Não temos uma legislação que permita expressamente o uso de tecnologias dessa natureza pelo setor público, especialmente no campo da segurança. Temos, no entanto, a LGPD, que não proíbe o uso, mas traça diretrizes para dar maior segurança em relação ao tratamento dessas informações pelos setores públicos e privados. Questões relacionadas à segurança e defesa nacional vão precisar de uma regulação específica. Então, diante desse silêncio da lei, temos uma adoção cada vez maior dessas tecnologias, sem regulamentação e aferição dos riscos para a população, especialmente para os grupos marginalizados.

Essa vigilância massiva da sociedade dentro de uma lógica conservadora bastante problemática favorece um ecossistema político e jurídico muito policialesco e que se coloca acima de direitos fundamentais e da dignidade das pessoas. É difícil ver um panorama em que esses projetos de leis, de fato, vão produzir frutos robustos na sociedade como um todo.

Quais são as dificuldades da área do direito junto à governança para combater ou evitar essas discriminações provocadas pelos algoritmos?

A governança da internet surgiu no cenário internacional, num contexto de internet dominado por grandes empresas estadunidenses. Considerando isso, em que medida essa governança da internet de fato consegue produzir efeitos para salvaguardar direitos, em comparação a perpetuação de interesses de grandes conglomerados econômicos?

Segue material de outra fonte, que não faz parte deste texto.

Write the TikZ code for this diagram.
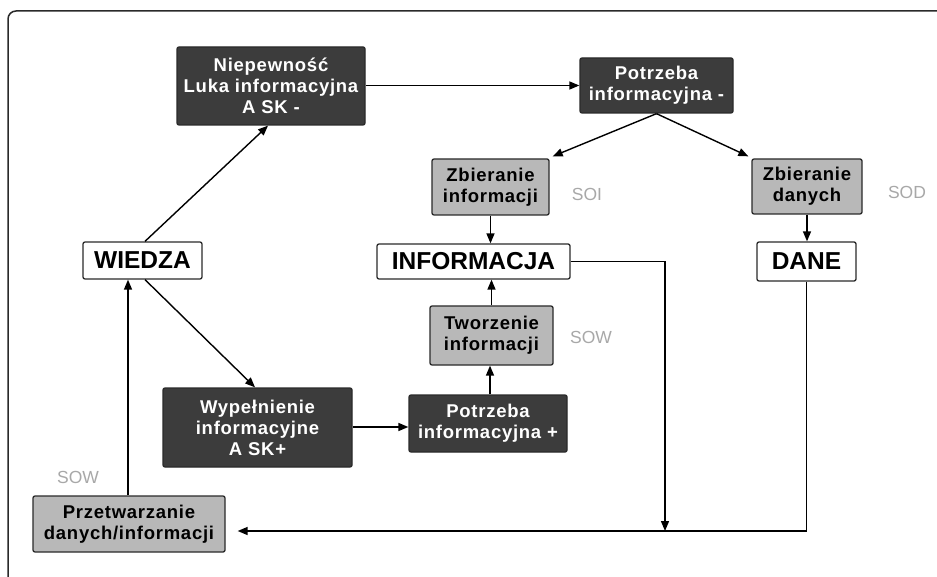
\documentclass[tikz,border=0pt]{standalone}
\usepackage{fontspec}
\setmainfont{Liberation Sans}
\newfontfamily\boxfont[LetterSpace=4]{Liberation Sans}
\usetikzlibrary{arrows.meta,calc}
\definecolor{darkfill}{HTML}{3C3C3C}
\definecolor{lightfill}{HTML}{B8B8B8}
\definecolor{edgecol}{HTML}{2A2A2A}
\definecolor{labelgray}{HTML}{A8A8A8}
\begin{document}
\begin{tikzpicture}[x=1pt,y=-1pt,
  base/.style={draw=edgecol,line width=1.3pt,rounded corners=2pt,align=center,inner sep=0pt,
    font=\boxfont\fontsize{18.5}{21}\selectfont\bfseries},
  darkbox/.style={base,fill=darkfill,text=white},
  lightbox/.style={base,fill=lightfill,text=black},
  whitebox/.style={base,fill=white,text=black,font=\fontsize{24.5}{26}\selectfont\bfseries},
  sidelabel/.style={text=labelgray,font=\fontsize{17.5}{20}\selectfont,inner sep=0pt},
  conn/.style={line width=1.4pt,draw=black,-{Triangle[length=10pt,width=8pt]}},
  plain/.style={line width=1.4pt,draw=black}
]
\useasboundingbox (0,0) rectangle (937,577);
\fill[white] (0,0) rectangle (937,577);
% frame
\draw[line width=1.5pt,draw=edgecol,rounded corners=8pt] (8,600) -- (8,11) -- (960,11);

% nodes
\node[darkbox,minimum width=188,minimum height=78] (nie) at (271,86) {Niepewność\\Luka informacyjna\\A SK -};
\node[darkbox,minimum width=153,minimum height=55] (pm) at (656.5,85.5) {Potrzeba\\informacyjna -};
\node[lightbox,minimum width=117,minimum height=56] (zi) at (490.5,187) {Zbieranie\\informacji};
\node[lightbox,minimum width=110,minimum height=55] (zd) at (807,186.5) {Zbieranie\\danych};
\node[whitebox,minimum width=119,minimum height=37] (wiedza) at (142.5,260.5) {WIEDZA};
\node[whitebox,minimum width=193,minimum height=35] (info) at (473.5,261.5) {INFORMACJA};
\node[whitebox,minimum width=99,minimum height=39] (dane) at (806.5,261.5) {DANE};
\node[lightbox,minimum width=123,minimum height=59] (tw) at (491.5,335.5) {Tworzenie\\informacji};
\node[darkbox,minimum width=189,minimum height=79] (wyp) at (257.5,427.5) {Wypełnienie\\informacyjne\\A SK+};
\node[darkbox,minimum width=158,minimum height=57] (pp) at (488,423.5) {Potrzeba\\informacyjna +};
\node[lightbox,minimum width=192,minimum height=56] (prz) at (129,524) {Przetwarzanie\\danych/informacji};

% labels
\node[sidelabel] (soi) at (587,194) {SOI};
\node[sidelabel] (sod) at (907,192) {SOD};
\node[sidelabel] (sow1) at (591,337) {SOW};
\node[sidelabel] (sow2) at (78,477) {SOW};

% helper coordinates
\coordinate (bl) at (665,531);

% connectors
\draw[conn] ([xshift=2.5pt]wiedza.north) -- ([xshift=-3pt]nie.south);
\draw[conn] (nie.east |- pm.west) -- (pm.west);
\draw[conn] (pm.south) -- ([xshift=3pt,yshift=2pt]zi.north east);
\draw[conn] (pm.south) -- ([xshift=-3pt,yshift=2pt]zd.north west);
\draw[conn] (zi.south) -- (zi.south |- info.north);
\draw[conn] (zd.south) -- (zd.south |- dane.north);
\draw[conn] (tw.north) -- (tw.north |- info.south);
\draw[conn] ([xshift=2pt]pp.north) -- ([xshift=2pt]pp.north |- tw.south);
\draw[conn] ([xshift=2.5pt]wiedza.south) -- ([xshift=-2.5pt]wyp.north);
\draw[conn] (wyp.east |- 0,427) -- (pp.west |- 0,427);
\draw[conn] ([xshift=-1pt]prz.north) -- ([xshift=-1pt]prz.north |- wiedza.south);
\draw[conn] (info.east) -| (bl);
\draw[conn,shorten >=12pt] (dane.south) |- (prz.east |- bl);
\end{tikzpicture}
\end{document}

Em que medida somos atores dentro desse cenário ou somos mera mão de obra dando espaço para que essas empresas continuem nesse patamar de influência no espaço digital?

A governança da internet tem muito a avançar no mundo. No Brasil, também tenho as minhas considerações sobre porque essa governança da internet não é tão expressiva para garantir os interesses de toda a coletividade do país. A gente tem um comitê gestor da internet no Brasil, o CGI, que representa o Brasil não apenas em caráter de infraestrutura, funcionamento da internet, como também de propagação e difusão da internet em todos os espaços da nossa sociedade. Ele é expressa e majoritariamente composto por homens brancos acima de 50 anos [hoje, menos de 20% do conselho é feminino]. Temos, a passos lentos, ampliado a participação feminina e para além do Sudeste. [conheça o processo de constituição do CGI.br ].]

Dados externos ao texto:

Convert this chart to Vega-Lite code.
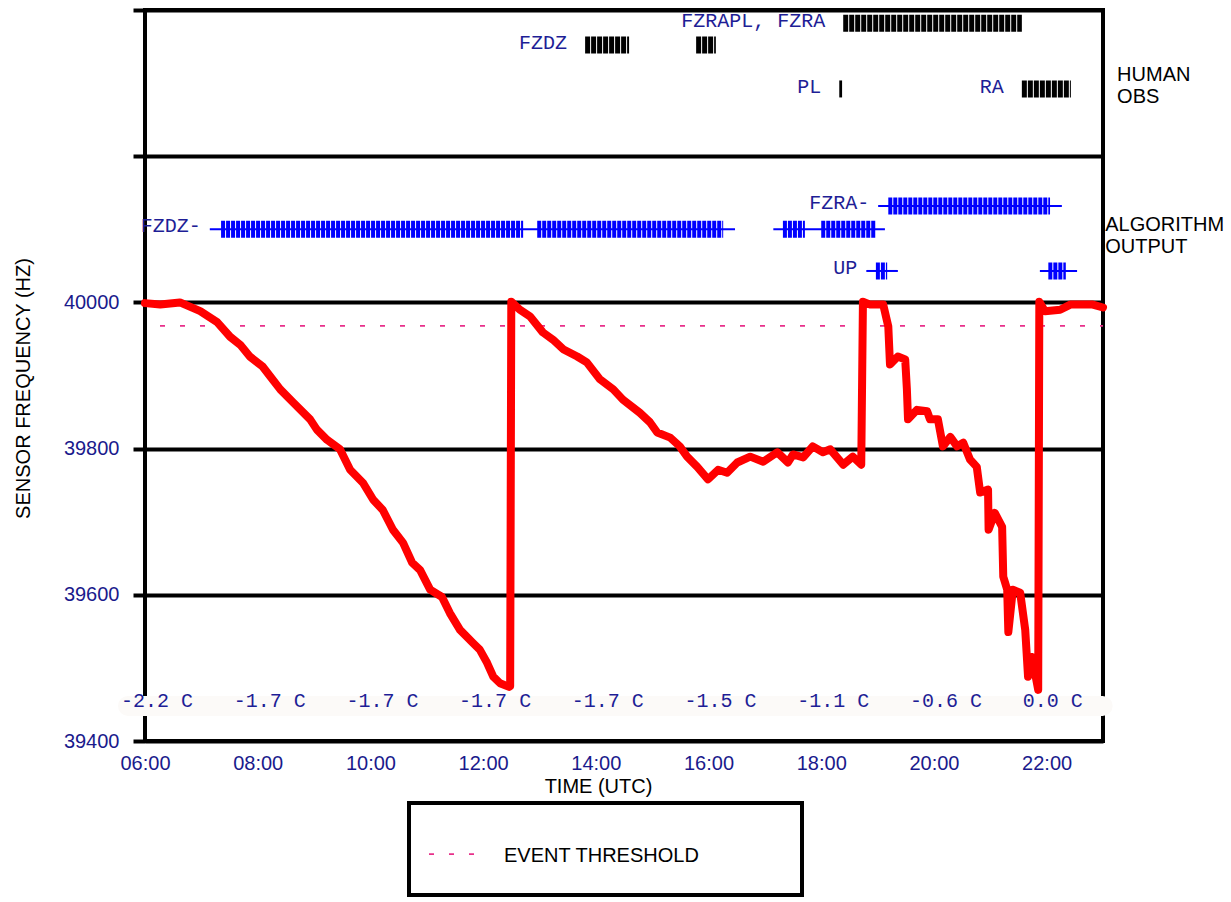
{
  "$schema": "https://vega.github.io/schema/vega-lite/v6.json",
  "width": 958,
  "height": 731,
  "autosize": {"type": "none"},
  "padding": {"left": 145, "top": 10, "right": 128, "bottom": 161},
  "background": "white",
  "config": {
    "view": {"stroke": "black", "strokeWidth": 4},
    "font": "Liberation Sans",
    "legend": {"strokeColor": "black", "strokeWidth": 4, "padding": 19, "fillColor": "white"}
  },
  "datasets": {
    "freq": [
      {"t": 6.00, "f": 39999}, {"t": 6.27, "f": 39997}, {"t": 6.62, "f": 40000}, {"t": 6.98, "f": 39988},
      {"t": 7.28, "f": 39973}, {"t": 7.51, "f": 39953}, {"t": 7.69, "f": 39942}, {"t": 7.86, "f": 39926},
      {"t": 8.09, "f": 39912}, {"t": 8.22, "f": 39899}, {"t": 8.40, "f": 39881}, {"t": 8.63, "f": 39863},
      {"t": 8.93, "f": 39840}, {"t": 9.05, "f": 39826}, {"t": 9.23, "f": 39812}, {"t": 9.46, "f": 39799},
      {"t": 9.64, "f": 39771}, {"t": 9.87, "f": 39753}, {"t": 10.05, "f": 39730}, {"t": 10.22, "f": 39716},
      {"t": 10.40, "f": 39689}, {"t": 10.58, "f": 39671}, {"t": 10.74, "f": 39644}, {"t": 10.88, "f": 39634},
      {"t": 11.06, "f": 39607}, {"t": 11.27, "f": 39597}, {"t": 11.41, "f": 39575}, {"t": 11.59, "f": 39552},
      {"t": 11.82, "f": 39534}, {"t": 11.94, "f": 39525}, {"t": 12.07, "f": 39507}, {"t": 12.18, "f": 39488},
      {"t": 12.30, "f": 39479}, {"t": 12.46, "f": 39474}, {"t": 12.48, "f": 39475}, {"t": 12.50, "f": 40001},
      {"t": 12.65, "f": 39990}, {"t": 12.83, "f": 39981}, {"t": 13.06, "f": 39959}, {"t": 13.24, "f": 39949},
      {"t": 13.42, "f": 39936}, {"t": 13.67, "f": 39926}, {"t": 13.84, "f": 39918}, {"t": 14.07, "f": 39895},
      {"t": 14.31, "f": 39881}, {"t": 14.48, "f": 39867}, {"t": 14.78, "f": 39849}, {"t": 14.96, "f": 39836},
      {"t": 15.09, "f": 39822}, {"t": 15.32, "f": 39815}, {"t": 15.49, "f": 39803}, {"t": 15.62, "f": 39789},
      {"t": 15.80, "f": 39775}, {"t": 15.99, "f": 39758}, {"t": 16.17, "f": 39771}, {"t": 16.33, "f": 39767},
      {"t": 16.51, "f": 39781}, {"t": 16.74, "f": 39789}, {"t": 16.97, "f": 39782}, {"t": 17.22, "f": 39795},
      {"t": 17.41, "f": 39781}, {"t": 17.50, "f": 39792}, {"t": 17.68, "f": 39788}, {"t": 17.85, "f": 39803},
      {"t": 18.03, "f": 39795}, {"t": 18.16, "f": 39799}, {"t": 18.39, "f": 39778}, {"t": 18.56, "f": 39789},
      {"t": 18.71, "f": 39778}, {"t": 18.74, "f": 40001}, {"t": 18.87, "f": 39997}, {"t": 19.10, "f": 39997},
      {"t": 19.19, "f": 39967}, {"t": 19.22, "f": 39915}, {"t": 19.36, "f": 39926}, {"t": 19.49, "f": 39922},
      {"t": 19.52, "f": 39881}, {"t": 19.54, "f": 39840}, {"t": 19.70, "f": 39853}, {"t": 19.88, "f": 39851},
      {"t": 19.93, "f": 39840}, {"t": 20.07, "f": 39840}, {"t": 20.16, "f": 39803}, {"t": 20.29, "f": 39816},
      {"t": 20.41, "f": 39803}, {"t": 20.52, "f": 39808}, {"t": 20.64, "f": 39785}, {"t": 20.76, "f": 39775},
      {"t": 20.82, "f": 39740}, {"t": 20.96, "f": 39744}, {"t": 20.97, "f": 39689}, {"t": 21.08, "f": 39712},
      {"t": 21.21, "f": 39693}, {"t": 21.23, "f": 39625}, {"t": 21.30, "f": 39607}, {"t": 21.32, "f": 39549},
      {"t": 21.40, "f": 39607}, {"t": 21.53, "f": 39603}, {"t": 21.62, "f": 39552}, {"t": 21.67, "f": 39488},
      {"t": 21.74, "f": 39515}, {"t": 21.85, "f": 39470}, {"t": 21.87, "f": 40001}, {"t": 21.97, "f": 39988},
      {"t": 22.24, "f": 39990}, {"t": 22.42, "f": 39997}, {"t": 22.82, "f": 39997}, {"t": 23.00, "f": 39993}
    ],
    "threshold": [{"f": 39968, "series": "EVENT THRESHOLD"}],
    "human": [
      {"label": "FZRAPL, FZRA", "f": 40382, "t": 18.39, "t2": 21.56},
      {"label": "FZDZ", "f": 40352, "t": 13.81, "t2": 14.59},
      {"label": "", "f": 40352, "t": 15.78, "t2": 16.13},
      {"label": "PL", "f": 40292, "t": 18.32, "t2": 18.37},
      {"label": "RA", "f": 40292, "t": 21.56, "t2": 22.43}
    ],
    "algoBars": [
      {"f": 40100, "t": 7.35, "t2": 12.71},
      {"f": 40100, "t": 12.96, "t2": 16.26},
      {"f": 40100, "t": 17.32, "t2": 17.71},
      {"f": 40100, "t": 18.00, "t2": 18.96},
      {"f": 40132, "t": 19.19, "t2": 22.06},
      {"f": 40043, "t": 18.97, "t2": 19.17},
      {"f": 40043, "t": 22.03, "t2": 22.34}
    ],
    "algoLines": [
      {"label": "FZDZ-", "f": 40100, "t": 7.15, "t2": 16.47},
      {"label": "", "f": 40100, "t": 17.15, "t2": 19.13},
      {"label": "FZRA-", "f": 40132, "t": 19.01, "t2": 22.27},
      {"label": "UP", "f": 40043, "t": 18.80, "t2": 19.36},
      {"label": "", "f": 40043, "t": 21.88, "t2": 22.54}
    ],
    "temps": [
      {"t": 6, "label": "-2.2 C"}, {"t": 8, "label": "-1.7 C"}, {"t": 10, "label": "-1.7 C"},
      {"t": 12, "label": "-1.7 C"}, {"t": 14, "label": "-1.7 C"}, {"t": 16, "label": "-1.5 C"},
      {"t": 18, "label": "-1.1 C"}, {"t": 20, "label": "-0.6 C"}, {"t": 22, "label": "0.0 C"}
    ],
    "side": [
      {"label": "HUMAN\nOBS", "t": 23.25, "f": 40311},
      {"label": "ALGORITHM\nOUTPUT", "t": 23.04, "f": 40106}
    ]
  },
  "layer": [
    {
      "data": {"name": "temps"},
      "mark": {"type": "rule", "color": "#fcfaf8", "strokeWidth": 20, "strokeCap": "round", "xOffset": -17, "x2Offset": 56},
      "encoding": {
        "x": {"aggregate": "min", "field": "t", "type": "quantitative",
          "scale": {"domain": [6, 23], "nice": false, "zero": false},
          "axis": {
            "values": [6, 8, 10, 12, 14, 16, 18, 20, 22],
            "labelExpr": "(datum.value < 10 ? '0' : '') + datum.value + ':00'",
            "grid": false, "ticks": false, "domain": false,
            "labelColor": "#1a1a8c", "labelFont": "Liberation Sans", "labelFontSize": 20,
            "labelPadding": 12, "labelFlush": false, "labelOverlap": false,
            "title": "TIME (UTC)", "titleFont": "Liberation Sans", "titleFontSize": 20,
            "titleFontWeight": "normal", "titleColor": "black", "titlePadding": 3, "titleX": 453
          }
        },
        "x2": {"aggregate": "max", "field": "t"},
        "y": {"datum": 39448, "type": "quantitative",
          "scale": {"domain": [39400, 40400], "nice": false, "zero": false},
          "axis": {
            "values": [39400, 39600, 39800, 40000, 40200, 40400],
            "format": "d",
            "labelExpr": "datum.value <= 40000 ? datum.label : ''",
            "grid": true, "gridColor": "black", "gridWidth": 4, "gridOpacity": 1,
            "ticks": true, "tickColor": "black", "tickWidth": 4, "tickSize": 12, "tickOpacity": 1,
            "domain": false,
            "labelColor": "#1a1a8c", "labelFont": "Liberation Sans", "labelFontSize": 20, "labelPadding": 14,
            "title": "SENSOR FREQUENCY (HZ)", "titleFont": "Liberation Sans", "titleFontSize": 20,
            "titleFontWeight": "normal", "titleColor": "black", "titlePadding": 30, "titleY": 378
          }
        }
      }
    },
    {
      "data": {"name": "threshold"},
      "mark": {"type": "rule", "strokeDash": [5, 15], "strokeDashOffset": 2, "strokeWidth": 1.8},
      "encoding": {
        "y": {"field": "f", "type": "quantitative", "scale": {"domain": [39400, 40400], "nice": false, "zero": false}},
        "color": {"field": "series", "type": "nominal",
          "scale": {"range": ["#e8308a"]},
          "legend": {
            "orient": "none", "legendX": 264, "legendY": 793, "title": null,
            "symbolType": "M-1,-0.2H1M0,0.25", "symbolSize": 6084, "symbolStrokeWidth": 1.8,
            "symbolDash": [5, 15, 5, 15, 5, 100],
            "labelFont": "Liberation Sans", "labelFontSize": 20, "labelColor": "black",
            "labelBaseline": "alphabetic",
            "labelOffset": -4, "labelLimit": 500,
            "labelExpr": "datum.label + '\u00a0\u00a0\u00a0\u00a0\u00a0\u00a0\u00a0\u00a0\u00a0\u00a0\u00a0\u00a0\u00a0\u00a0\u00a0\u200b'"
          }
        }
      }
    },
    {
      "data": {"name": "human"},
      "mark": {"type": "rule", "color": "#000000", "strokeWidth": 17, "strokeDash": [5, 1]},
      "encoding": {
        "x": {"field": "t", "type": "quantitative", "scale": {"domain": [6, 23], "nice": false, "zero": false}},
        "x2": {"field": "t2"},
        "y": {"field": "f", "type": "quantitative", "scale": {"domain": [39400, 40400], "nice": false, "zero": false}}
      }
    },
    {
      "data": {"name": "algoLines"},
      "mark": {"type": "rule", "color": "#0000ff", "strokeWidth": 2},
      "encoding": {
        "x": {"field": "t", "type": "quantitative", "scale": {"domain": [6, 23], "nice": false, "zero": false}},
        "x2": {"field": "t2"},
        "y": {"field": "f", "type": "quantitative", "scale": {"domain": [39400, 40400], "nice": false, "zero": false}}
      }
    },
    {
      "data": {"name": "algoBars"},
      "mark": {"type": "rule", "color": "#0000ff", "strokeWidth": 17, "strokeDash": [4, 1]},
      "encoding": {
        "x": {"field": "t", "type": "quantitative", "scale": {"domain": [6, 23], "nice": false, "zero": false}},
        "x2": {"field": "t2"},
        "y": {"field": "f", "type": "quantitative", "scale": {"domain": [39400, 40400], "nice": false, "zero": false}}
      }
    },
    {
      "data": {"name": "freq"},
      "mark": {"type": "line", "color": "#ff0000", "strokeWidth": 8, "strokeJoin": "round", "strokeCap": "round"},
      "encoding": {
        "x": {"field": "t", "type": "quantitative", "scale": {"domain": [6, 23], "nice": false, "zero": false}},
        "y": {"field": "f", "type": "quantitative", "scale": {"domain": [39400, 40400], "nice": false, "zero": false}}
      }
    },
    {
      "data": {"name": "human"},
      "transform": [{"filter": "datum.label != ''"}],
      "mark": {"type": "text", "align": "right", "baseline": "middle", "dx": -18, "dy": -2, "font": "Liberation Mono", "fontSize": 20, "color": "#1e1e96"},
      "encoding": {
        "x": {"field": "t", "type": "quantitative", "scale": {"domain": [6, 23], "nice": false, "zero": false}},
        "y": {"field": "f", "type": "quantitative", "scale": {"domain": [39400, 40400], "nice": false, "zero": false}},
        "text": {"field": "label"}
      }
    },
    {
      "data": {"name": "algoLines"},
      "transform": [{"filter": "datum.label != ''"}],
      "mark": {"type": "text", "align": "right", "baseline": "middle", "dx": -9, "dy": -3, "font": "Liberation Mono", "fontSize": 20, "color": "#1e1e96"},
      "encoding": {
        "x": {"field": "t", "type": "quantitative", "scale": {"domain": [6, 23], "nice": false, "zero": false}},
        "y": {"field": "f", "type": "quantitative", "scale": {"domain": [39400, 40400], "nice": false, "zero": false}},
        "text": {"field": "label"}
      }
    },
    {
      "data": {"name": "temps"},
      "mark": {"type": "text", "align": "left", "baseline": "middle", "dx": -24, "dy": -2, "font": "Liberation Mono", "fontSize": 20, "color": "#1e1e96"},
      "encoding": {
        "x": {"field": "t", "type": "quantitative", "scale": {"domain": [6, 23], "nice": false, "zero": false}},
        "y": {"datum": 39452, "type": "quantitative", "scale": {"domain": [39400, 40400], "nice": false, "zero": false}},
        "text": {"field": "label"}
      }
    },
    {
      "data": {"name": "side"},
      "mark": {"type": "text", "align": "left", "baseline": "middle", "lineBreak": "\n", "lineHeight": 22, "font": "Liberation Sans", "fontSize": 20, "color": "black"},
      "encoding": {
        "x": {"field": "t", "type": "quantitative", "scale": {"domain": [6, 23], "nice": false, "zero": false}},
        "y": {"field": "f", "type": "quantitative", "scale": {"domain": [39400, 40400], "nice": false, "zero": false}},
        "text": {"field": "label"}
      }
    }
  ]
}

Então, para o Brasil avançar, o debate precisa ser racializado, não apenas no caráter da teorização, mas para a gente entender quais são as necessidades da populações ribeirinhas, das populações afro e indígenas, das populações quilombolas, porque essas são as pessoas que menos têm acesso a internet e à uma internet de qualidade em comparação aos grandes centros urbanos.

Qual o cenário legal atual sobre o embate entre direito à privacidade e o uso de inteligências artificiais, como o reconhecimento facial?

Hoje temos a tramitação do projeto da Lei Geral de Proteção de Dados Penal para regular o uso de tecnologias pelos órgãos de segurança pública, processos de regulação de plataformas como o das fake news, e outros projetos que tangenciam a regulação desses meios em diversos aspectos do seu funcionamento, seja no caráter concorrencial ou de coibição de desinformações.

Temos ainda reformas no Código de Processo Penal em trâmite, sobretudo ao acesso e uso de prova de digitais no ambiente judicial e administrativo, no campo da persecução penal, da segurança pública e das investigações criminais. Por fim, existe também uma comissão de juristas que está desenvolvendo um substitutivo de lei para ter um marco legal da inteligência artificial, regulando seus usos no Brasil.